▶ _INFORMATION SUPPLIED_
┌────────

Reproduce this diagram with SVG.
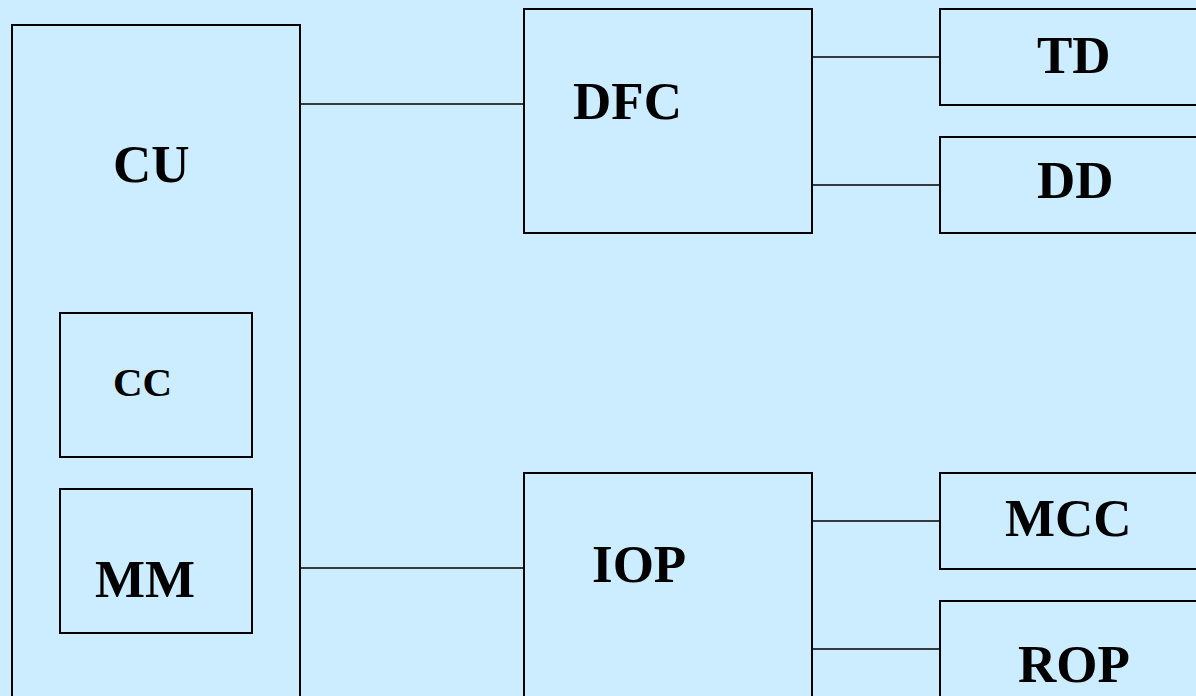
<svg xmlns="http://www.w3.org/2000/svg" width="1196" height="696" viewBox="0 0 1196 696">
<style>
.box{fill:#CCECFF;stroke:#000;stroke-width:2}
.ln{stroke:#000;stroke-width:1.6;fill:none}
.t{font-family:"Liberation Serif","Times New Roman",serif;font-weight:bold;font-size:53px;fill:#000}
.s{font-size:41px}
</style>
<rect width="1196" height="696" fill="#CCECFF"/>
<g id="connectors">
<line class="ln" x1="300" y1="104" x2="524" y2="104"/>
<line class="ln" x1="300" y1="568" x2="524" y2="568"/>
<line class="ln" x1="812" y1="57" x2="940" y2="57"/>
<line class="ln" x1="812" y1="185" x2="940" y2="185"/>
<line class="ln" x1="812" y1="521" x2="940" y2="521"/>
<line class="ln" x1="812" y1="649" x2="940" y2="649"/>
</g>
<g id="CU"><rect class="box" x="12" y="25" width="288" height="700"/><text class="t" x="113" y="182">CU</text></g>
<g id="CC"><rect class="box" x="60" y="313" width="192" height="144"/><text class="t s" x="113" y="396">CC</text></g>
<g id="MM"><rect class="box" x="60" y="489" width="192" height="144"/><text class="t" x="95" y="597">MM</text></g>
<g id="DFC"><rect class="box" x="524" y="9" width="288" height="224"/><text class="t" x="573" y="119">DFC</text></g>
<g id="IOP"><rect class="box" x="524" y="473" width="288" height="260"/><text class="t" x="592" y="582">IOP</text></g>
<g id="TD"><rect class="box" x="940" y="9" width="280" height="96"/><text class="t" x="1037" y="73">TD</text></g>
<g id="DD"><rect class="box" x="940" y="137" width="280" height="96"/><text class="t" x="1037" y="198">DD</text></g>
<g id="MCC"><rect class="box" x="940" y="473" width="280" height="96"/><text class="t" x="1005" y="536">MCC</text></g>
<g id="ROP"><rect class="box" x="940" y="601" width="280" height="120"/><text class="t" x="1018" y="682">ROP</text></g>
</svg>
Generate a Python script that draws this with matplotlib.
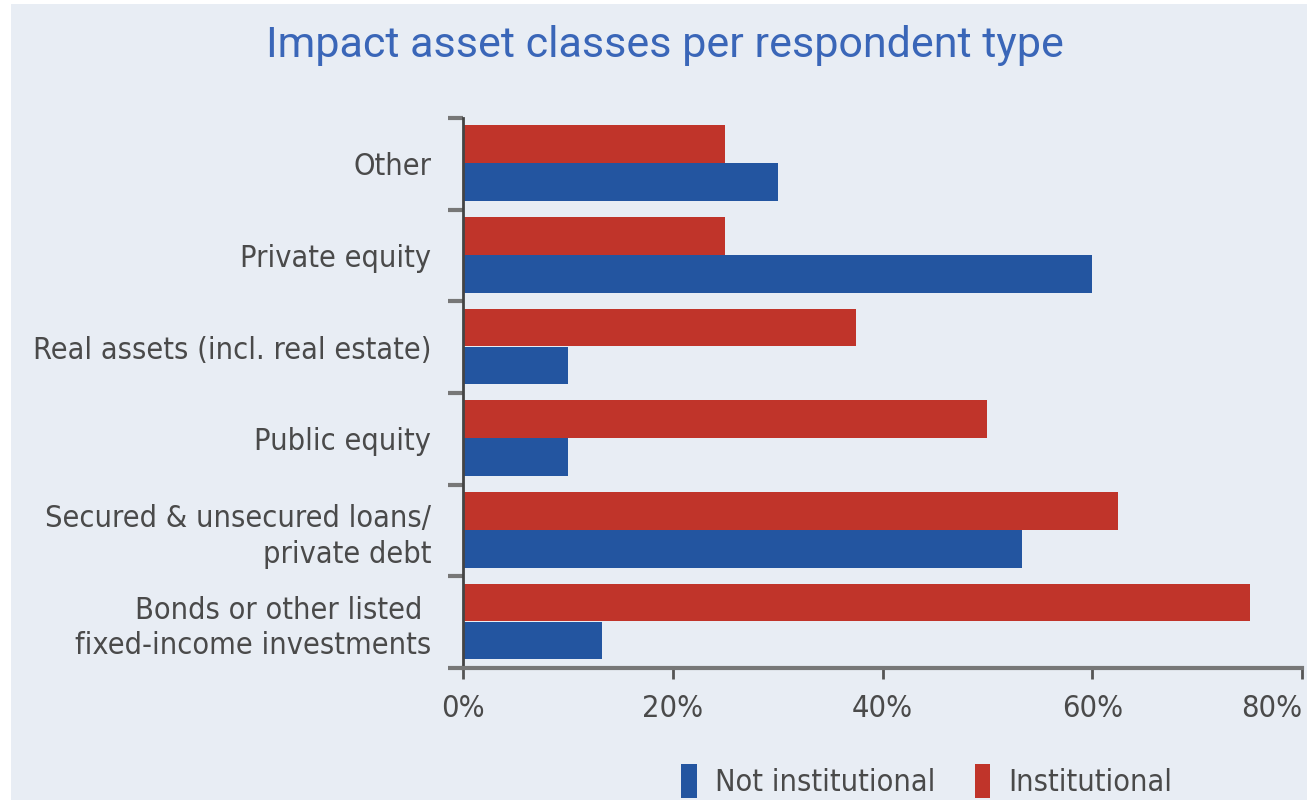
import matplotlib
matplotlib.use("Agg")
import matplotlib.pyplot as plt
from matplotlib.patches import Patch, Rectangle
from matplotlib.ticker import FixedLocator, PercentFormatter
import numpy as np

# data, bottom to top
categories = [
    "Bonds or other listed \nfixed-income investments",
    "Secured & unsecured loans/\nprivate debt",
    "Public equity",
    "Real assets (incl. real estate)",
    "Private equity",
    "Other",
]
institutional = [75.0, 62.5, 50.0, 37.5, 25.0, 25.0]
not_institutional = [13.3, 53.3, 10.0, 10.0, 60.0, 30.0]

BG = "#e8edf4"
RED = "#c0342a"
BLUE = "#2355a0"
TEXT = "#4a4a4a"
LABEL_FONT = "DejaVu Sans"
STRETCH = "condensed"

fig = plt.figure(figsize=(13.07, 8.0), dpi=100)
fig.patch.set_facecolor("white")
fig.patches.append(Rectangle((11 / 1307, 0), 1, 1 - 4 / 800, transform=fig.transFigure,
                             facecolor=BG, edgecolor="none", zorder=-10))

ax = fig.add_axes([463 / 1307, 1 - 668 / 800, (1302 - 463) / 1307, (668 - 118) / 800])
ax.patch.set_alpha(0)

y = np.arange(len(categories))
h = 0.41
ax.barh(y + 0.215, institutional, height=h, color=RED, label="Institutional")
ax.barh(y - 0.2, not_institutional, height=h, color=BLUE, label="Not institutional")

ax.set_xlim(0, 80)
ax.set_ylim(-0.5, len(categories) - 0.5)
ax.xaxis.set_major_locator(FixedLocator([0, 20, 40, 60, 80]))
ax.xaxis.set_major_formatter(PercentFormatter(decimals=0))

ax.yaxis.set_major_locator(FixedLocator(y))
ax.yaxis.set_minor_locator(FixedLocator(np.arange(-0.5, len(categories), 1.0)))
ax.set_yticklabels(categories, fontsize=22, color=TEXT, linespacing=1.27)
ax.tick_params(axis="y", which="major", length=0, pad=23)
ax.tick_params(axis="y", which="minor", length=11, width=3, color="#777777")
ax.tick_params(axis="x", length=8, width=2, color="#555555", pad=11, labelsize=22,
               labelcolor=TEXT)
fig.canvas.draw()
for lab in ax.get_xticklabels() + ax.get_yticklabels():
    lab.set_family(LABEL_FONT)
    lab.set_fontstretch(STRETCH)
ax.get_xticklabels()[-1].set_horizontalalignment("right")
ax.get_xticklabels()[-1].set_x(80.6)

for s in ["top", "right"]:
    ax.spines[s].set_visible(False)
ax.spines["left"].set_color("#444444")
ax.spines["left"].set_linewidth(2)
ax.spines["bottom"].set_color("#777777")
ax.spines["bottom"].set_linewidth(3)

fig.text(0.509, 1 - 45 / 800, "Impact asset classes per respondent type", ha="center",
         va="center", fontsize=31, color="#3a66b8", family="Roboto")

handles = [Patch(facecolor=BLUE, label="Not institutional"),
           Patch(facecolor=RED, label="Institutional")]
fig.legend(handles=handles, loc="center", bbox_to_anchor=(927 / 1307, 1 - 781 / 800),
           ncol=2, frameon=False, handlelength=0.5, handleheight=1.3, handletextpad=0.6,
           columnspacing=1.3,
           prop={"family": LABEL_FONT, "stretch": STRETCH, "size": 22}, labelcolor=TEXT)

fig.savefig("out.png", dpi=100, facecolor=fig.get_facecolor())
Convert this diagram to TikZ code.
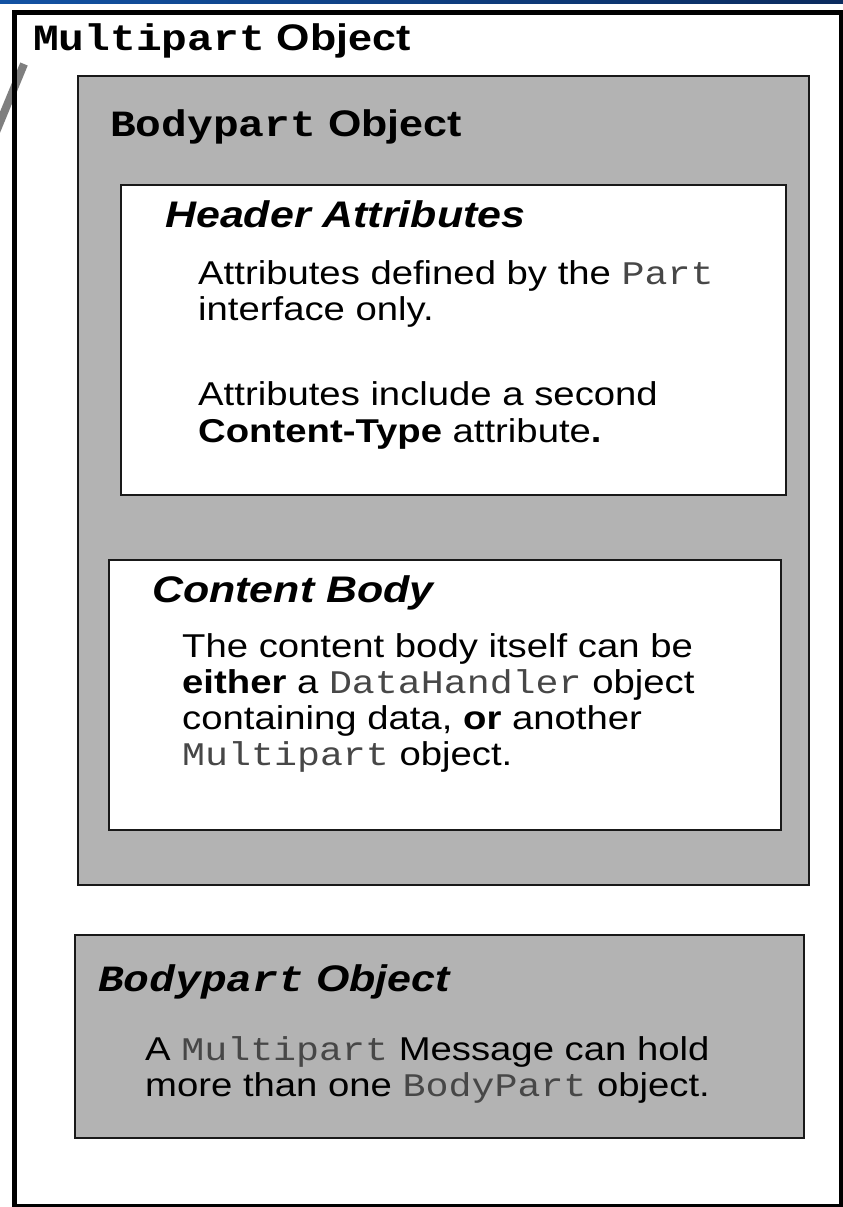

└────────

▶ _WHAT YOU SHOULD DO_
Give every record back exactly as it reads, with no images.

▶ _OUTPUT FOR THIS TASK_
Reproduce this diagram with SVG.
<svg xmlns="http://www.w3.org/2000/svg" width="1196" height="696" viewBox="0 0 1196 696">
<style>
.box{fill:#CCECFF;stroke:#000;stroke-width:2}
.ln{stroke:#000;stroke-width:1.6;fill:none}
.t{font-family:"Liberation Serif","Times New Roman",serif;font-weight:bold;font-size:53px;fill:#000}
.s{font-size:41px}
</style>
<rect width="1196" height="696" fill="#CCECFF"/>
<g id="connectors">
<line class="ln" x1="300" y1="104" x2="524" y2="104"/>
<line class="ln" x1="300" y1="568" x2="524" y2="568"/>
<line class="ln" x1="812" y1="57" x2="940" y2="57"/>
<line class="ln" x1="812" y1="185" x2="940" y2="185"/>
<line class="ln" x1="812" y1="521" x2="940" y2="521"/>
<line class="ln" x1="812" y1="649" x2="940" y2="649"/>
</g>
<g id="CU"><rect class="box" x="12" y="25" width="288" height="700"/><text class="t" x="113" y="182">CU</text></g>
<g id="CC"><rect class="box" x="60" y="313" width="192" height="144"/><text class="t s" x="113" y="396">CC</text></g>
<g id="MM"><rect class="box" x="60" y="489" width="192" height="144"/><text class="t" x="95" y="597">MM</text></g>
<g id="DFC"><rect class="box" x="524" y="9" width="288" height="224"/><text class="t" x="573" y="119">DFC</text></g>
<g id="IOP"><rect class="box" x="524" y="473" width="288" height="260"/><text class="t" x="592" y="582">IOP</text></g>
<g id="TD"><rect class="box" x="940" y="9" width="280" height="96"/><text class="t" x="1037" y="73">TD</text></g>
<g id="DD"><rect class="box" x="940" y="137" width="280" height="96"/><text class="t" x="1037" y="198">DD</text></g>
<g id="MCC"><rect class="box" x="940" y="473" width="280" height="96"/><text class="t" x="1005" y="536">MCC</text></g>
<g id="ROP"><rect class="box" x="940" y="601" width="280" height="120"/><text class="t" x="1018" y="682">ROP</text></g>
</svg>
Generate a Python script that draws this with matplotlib.
import matplotlib
matplotlib.use("Agg")
import matplotlib.pyplot as plt
from matplotlib.patches import Patch, Rectangle
from matplotlib.ticker import FixedLocator, PercentFormatter
import numpy as np

# data, bottom to top
categories = [
    "Bonds or other listed \nfixed-income investments",
    "Secured & unsecured loans/\nprivate debt",
    "Public equity",
    "Real assets (incl. real estate)",
    "Private equity",
    "Other",
]
institutional = [75.0, 62.5, 50.0, 37.5, 25.0, 25.0]
not_institutional = [13.3, 53.3, 10.0, 10.0, 60.0, 30.0]

BG = "#e8edf4"
RED = "#c0342a"
BLUE = "#2355a0"
TEXT = "#4a4a4a"
LABEL_FONT = "DejaVu Sans"
STRETCH = "condensed"

fig = plt.figure(figsize=(13.07, 8.0), dpi=100)
fig.patch.set_facecolor("white")
fig.patches.append(Rectangle((11 / 1307, 0), 1, 1 - 4 / 800, transform=fig.transFigure,
                             facecolor=BG, edgecolor="none", zorder=-10))

ax = fig.add_axes([463 / 1307, 1 - 668 / 800, (1302 - 463) / 1307, (668 - 118) / 800])
ax.patch.set_alpha(0)

y = np.arange(len(categories))
h = 0.41
ax.barh(y + 0.215, institutional, height=h, color=RED, label="Institutional")
ax.barh(y - 0.2, not_institutional, height=h, color=BLUE, label="Not institutional")

ax.set_xlim(0, 80)
ax.set_ylim(-0.5, len(categories) - 0.5)
ax.xaxis.set_major_locator(FixedLocator([0, 20, 40, 60, 80]))
ax.xaxis.set_major_formatter(PercentFormatter(decimals=0))

ax.yaxis.set_major_locator(FixedLocator(y))
ax.yaxis.set_minor_locator(FixedLocator(np.arange(-0.5, len(categories), 1.0)))
ax.set_yticklabels(categories, fontsize=22, color=TEXT, linespacing=1.27)
ax.tick_params(axis="y", which="major", length=0, pad=23)
ax.tick_params(axis="y", which="minor", length=11, width=3, color="#777777")
ax.tick_params(axis="x", length=8, width=2, color="#555555", pad=11, labelsize=22,
               labelcolor=TEXT)
fig.canvas.draw()
for lab in ax.get_xticklabels() + ax.get_yticklabels():
    lab.set_family(LABEL_FONT)
    lab.set_fontstretch(STRETCH)
ax.get_xticklabels()[-1].set_horizontalalignment("right")
ax.get_xticklabels()[-1].set_x(80.6)

for s in ["top", "right"]:
    ax.spines[s].set_visible(False)
ax.spines["left"].set_color("#444444")
ax.spines["left"].set_linewidth(2)
ax.spines["bottom"].set_color("#777777")
ax.spines["bottom"].set_linewidth(3)

fig.text(0.509, 1 - 45 / 800, "Impact asset classes per respondent type", ha="center",
         va="center", fontsize=31, color="#3a66b8", family="Roboto")

handles = [Patch(facecolor=BLUE, label="Not institutional"),
           Patch(facecolor=RED, label="Institutional")]
fig.legend(handles=handles, loc="center", bbox_to_anchor=(927 / 1307, 1 - 781 / 800),
           ncol=2, frameon=False, handlelength=0.5, handleheight=1.3, handletextpad=0.6,
           columnspacing=1.3,
           prop={"family": LABEL_FONT, "stretch": STRETCH, "size": 22}, labelcolor=TEXT)

fig.savefig("out.png", dpi=100, facecolor=fig.get_facecolor())
Convert this diagram to TikZ code.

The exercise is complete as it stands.